History 280B: The Problem of Enlightenment: Intellectual and Cultural Histories

Instructor: Professors Carla Hesse and Jonathan Sheehan

Arguably, in the past 25 years, the Enlightenment has effectively collapsed as a set of philosophical, political, and social prescriptions. It has, at the same time, become far more various, plural, and local in its historical character. This course proposes to take up the problem of Enlightenment as a topic of historical research in this post-national moment, and aims both to survey recent historiography and to identify directions for promising future work. The course is planned as a set of conversations, both methodological and topical. It will be organized around five significant themes: 1) cosmopolitanism and transnationalism; 2) ideas and goods; 3) theories and pratices of political community; 4) orthodoxy and heterodoxy; and 5) bodies, phenomenal and ideal.

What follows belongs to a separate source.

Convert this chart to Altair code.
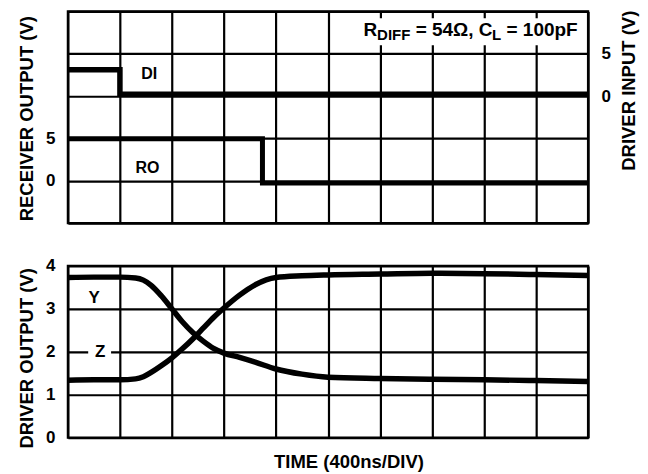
import altair as alt
import pandas as pd

FONT = "Liberation Sans"

# ---------------- data ----------------
# x in divisions (400 ns / DIV)
div_ticks = list(range(11))

# top panel
di_x = [0, 1.0, 1.0, 10]
di_v = [3.1, 3.1, 0.2, 0.2]          # DRIVER INPUT (V), right axis
ro_x = [0, 3.74, 3.74, 10]
ro_v = [4.95, 4.95, -0.27, -0.27]    # RECEIVER OUTPUT (V), left axis

top_left_grid = [-5, 0, 5, 10, 15, 20]
top_left_labels = [0, 5]
top_right_labels = [0, 5]

# bottom panel
y_x = [0, 0.5, 1.0, 1.3, 1.45, 1.6, 1.8, 2.0, 2.2, 2.4, 2.6, 2.8, 3.0, 3.3,
       3.6, 4.0, 4.5, 5.0, 6.0, 7.0, 8.0, 9.0, 10.0]
y_v = [3.73, 3.74, 3.74, 3.72, 3.67, 3.55, 3.3, 3.0, 2.7, 2.45, 2.25, 2.08,
       1.97, 1.87, 1.76, 1.6, 1.48, 1.41, 1.38, 1.36, 1.35, 1.33, 1.31]
z_x = [0, 0.5, 1.0, 1.3, 1.45, 1.6, 1.8, 2.0, 2.2, 2.4, 2.6, 2.8, 3.0, 3.3,
       3.6, 4.0, 4.5, 5.0, 6.0, 7.0, 8.0, 9.0, 10.0]
z_v = [1.34, 1.35, 1.35, 1.37, 1.42, 1.52, 1.68, 1.86, 2.07, 2.3, 2.55, 2.8,
       3.02, 3.32, 3.56, 3.73, 3.77, 3.79, 3.81, 3.83, 3.82, 3.8, 3.78]
bottom_ticks = [0, 1, 2, 3, 4]

# annotation pieces (text, x in div, y in volts on the left top scale)
ann_main = pd.DataFrame({"t": ["R", "= 54\u03a9, C", "= 100pF"],
                         "x": [5.681, 6.685, 8.432],
                         "y": [17.1] * 3})
ann_sub = pd.DataFrame({"t": ["DIFF", "L"], "x": [5.944, 8.152], "y": [16.6, 16.6]})
top_labels = pd.DataFrame({"t": ["DI", "RO"], "x": [1.41, 1.30], "y": [12.6, 1.5]})
bot_labels = pd.DataFrame({"t": ["Y", "Z"], "x": [0.505, 0.62], "y": [3.26, 2.0]})

# ---------------- chart ----------------
W = 521
H_TOP = 212
H_BOT = 172

xs = alt.Scale(domain=[0, 10], nice=False, zero=False)
ys_top = alt.Scale(domain=[-5, 20], nice=False, zero=False)
ys_di = alt.Scale(domain=[-15, 10], nice=False, zero=False)
ys_bot = alt.Scale(domain=[0, 4], nice=False, zero=False)

grid_style = dict(grid=True, gridColor="black", gridWidth=2.2, gridOpacity=1,
                  domain=False, ticks=False, tickSize=0)

x_top_axis = alt.Axis(values=div_ticks, labels=False, title=None, **grid_style)
x_bot_axis = alt.Axis(values=div_ticks, labels=False, title="TIME (400ns/DIV)",
                      titlePadding=15, titleX=281, **grid_style)
y_bot_axis = alt.Axis(values=bottom_ticks, title="DRIVER OUTPUT (V)", titleY=92,
                      labelPadding=13, titlePadding=9, **grid_style)

ro_df = pd.DataFrame({"x": ro_x, "v": ro_v})
di_df = pd.DataFrame({"x": di_x, "v": di_v})

label_list = ",".join(str(v) for v in top_left_labels)

ro_layer = alt.Chart(ro_df).mark_line(color="black", strokeWidth=5).encode(
    x=alt.X("x:Q", scale=xs, axis=x_top_axis),
    y=alt.Y("v:Q", scale=ys_top, axis=alt.Axis(
        values=top_left_grid, labelExpr=f"indexof([{label_list}], datum.value) >= 0 ? datum.label : ''",
        title="RECEIVER OUTPUT (V)", titleY=107, labelPadding=13, titlePadding=9, **grid_style)),
    order="x:Q",
)

ann_box = alt.Chart(pd.DataFrame({"x": [5.64], "x2": [9.86], "y": [19.2], "y2": [16.0]})).mark_rect(
    color="white").encode(
    x=alt.X("x:Q", scale=xs, axis=x_top_axis), x2="x2:Q",
    y=alt.Y("y:Q", scale=ys_top, axis=None), y2="y2:Q")

ann_main_layer = alt.Chart(ann_main).mark_text(
    font=FONT, fontWeight="bold", fontSize=19, align="left", baseline="alphabetic", color="black").encode(
    x=alt.X("x:Q", scale=xs, axis=x_top_axis), y=alt.Y("y:Q", scale=ys_top, axis=None), text="t:N")
ann_sub_layer = alt.Chart(ann_sub).mark_text(
    font=FONT, fontWeight="bold", fontSize=15, align="left", baseline="alphabetic", color="black").encode(
    x=alt.X("x:Q", scale=xs, axis=x_top_axis), y=alt.Y("y:Q", scale=ys_top, axis=None), text="t:N")
top_lab_layer = alt.Chart(top_labels).mark_text(
    font=FONT, fontWeight="bold", fontSize=16, align="left", baseline="middle", color="black").encode(
    x=alt.X("x:Q", scale=xs, axis=x_top_axis), y=alt.Y("y:Q", scale=ys_top, axis=None), text="t:N")

di_layer = alt.Chart(di_df).mark_line(color="black", strokeWidth=5.5).encode(
    x=alt.X("x:Q", scale=xs, axis=x_top_axis),
    y=alt.Y("v:Q", scale=ys_di, axis=alt.Axis(
        orient="right", values=top_right_labels, grid=False, domain=False, ticks=False, tickSize=0,
        labelPadding=13, title="DRIVER INPUT (V)", titleAngle=-90, titleBaseline="top",
        titleY=79, titlePadding=9)),
    order="x:Q",
)

top = alt.layer(ro_layer, ann_box, ann_main_layer, ann_sub_layer, top_lab_layer, di_layer).resolve_scale(
    y="independent").properties(width=W, height=H_TOP)

curves = pd.concat([
    pd.DataFrame({"x": y_x, "v": y_v, "s": "Y"}),
    pd.DataFrame({"x": z_x, "v": z_v, "s": "Z"}),
])

curve_layer = alt.Chart(curves).mark_line(color="black", strokeWidth=5.5, interpolate="monotone").encode(
    x=alt.X("x:Q", scale=xs, axis=x_bot_axis),
    y=alt.Y("v:Q", scale=ys_bot, axis=y_bot_axis),
    detail="s:N",
    order="x:Q",
)

z_box = alt.Chart(pd.DataFrame({"x": [0.39], "x2": [0.83], "y": [1.85], "y2": [2.15]})).mark_rect(
    color="white").encode(
    x=alt.X("x:Q", scale=xs, axis=x_bot_axis), x2="x2:Q",
    y=alt.Y("y:Q", scale=ys_bot, axis=y_bot_axis), y2="y2:Q")

bot_lab_layer = alt.Chart(bot_labels).mark_text(
    font=FONT, fontWeight="bold", fontSize=17, align="center", baseline="middle", color="black").encode(
    x=alt.X("x:Q", scale=xs, axis=x_bot_axis), y=alt.Y("y:Q", scale=ys_bot, axis=y_bot_axis), text="t:N")

bottom = alt.layer(curve_layer, z_box, bot_lab_layer).properties(width=W, height=H_BOT)

chart = alt.vconcat(top, bottom, spacing=43, bounds="flush").properties(
    padding={"left": 8, "top": 0, "right": 0, "bottom": 0}, background="white"
).configure_view(stroke="black", strokeWidth=2.3).configure_axis(
    labelFont=FONT, labelFontWeight="bold", labelFontSize=17, labelColor="black",
    titleFont=FONT, titleFontWeight="bold", titleFontSize=18.5, titleColor="black",
)

chart.save("out.html", embed_options={"renderer": "svg", "actions": False})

In all cases, we will focus both on the intellectual and philosophical tradition that has long characterized the Enlightenment and the socio-cultural institutions and practices that have traditionally put this period at the threshold of our modernity. The course will be chronologically broad, ranging from the late seventeenth century to the revolutionary era. It will also be geographically inclusive: while centered in continental Europe, students can expect to range from the British Atlantic to points in the far east, the southern hemisphere and beyond.

  • Elective Requirement: This course fulfills an elective requirement for the DE in REMS.